How can the world just go on as if none of this is happening?-- Jason, the thirteen year old narrator of my current Y.A. lit selection, Black Swan GreenRight now is quite a conundrum. Fictional characters living in 1982 know it. We might know it. Thousands of people at a time live and die wondering how the world can just go on, but it always does. I can't figure out if that's absurd and somewhat horrible or if it's absurd and just right. And what about the people we feel so upset about when we ponder their suffering? Would we help them if they asked us on an empty street at night? Would we smile at them and treat them with respect if we found ourselves serving them at work? Would we get along with them if we knew them as peers? It bothers me. It also bothers me when I think about random people like Britney Spears and wonder what their right nows are like. I guess I mostly wonder if they waste time the way I do.
28th January 2007
12:30am: Notification
Another week, and I've nothing new to tell you. In case you're hiding in the shadows, reading my rambling without committing to the world of LJ, you won't be seeing much of it anymore. I am going to be posting mostly friends-only from now on. With that in mind, make an LJ! Be my friend!
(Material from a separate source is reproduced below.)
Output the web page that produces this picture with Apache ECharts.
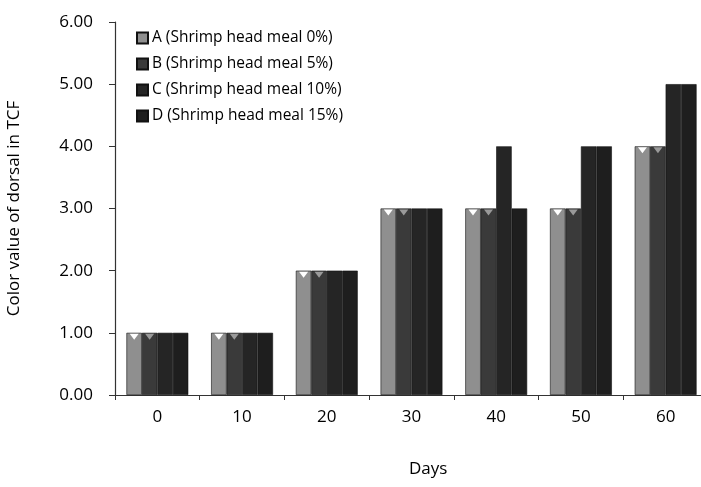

Otherwise, farewell and good night to you. I know that nothing I post here is of any substance, but I recently realized that my communication skills are just lacking enough to confuse people who read at random. And I always thought that I could only communicate through writing. Oh well. I'll leave you with these thoughts: Pretending to dance to to weird synth-pop is good times. Sophia is fond of pistachio shells. I'm a bad bamboo mother. It's late, but not nearly as late as it should be.
21st January 2007
9:01pm:
I'm pretty sure you should buy me this shirt. I'd like a medium, please. Today was supposed to be full of homework and laundry, but instead, I went to Orlando with two lovely ladies and ate a box of malt balls. Whoops. Maybe if you do buy me the shirt I will feel inspired to put my nose to the grindstone (errr, the Y.A. Lit book) and accomplish something. Mmhmm. I realize that my LJ has become a place where I make half-hearted pleas for products and services from my gaggle of hens (friends) and others who might read. Honestly, I'm okay with it. I'm still hoping that my efforts will pay off with a bounty of free gifts and social activities one of these days. In case you haven't heard, I nearly ran over a suicidal cow on Saturday morning. She had broken free of her pasture and she was wavering toward the road as I drove by at a slightly illegal speed. I was glad I did not hit her, but I'm pretty sure she hasn't got long to live anyhow. I think that this guy in a truck actually let her out of her pasture because he was just sitting there on the side of the road, and her cow pals were trailing behind her. Sometimes I forget how very Boony-liscious it is where I live.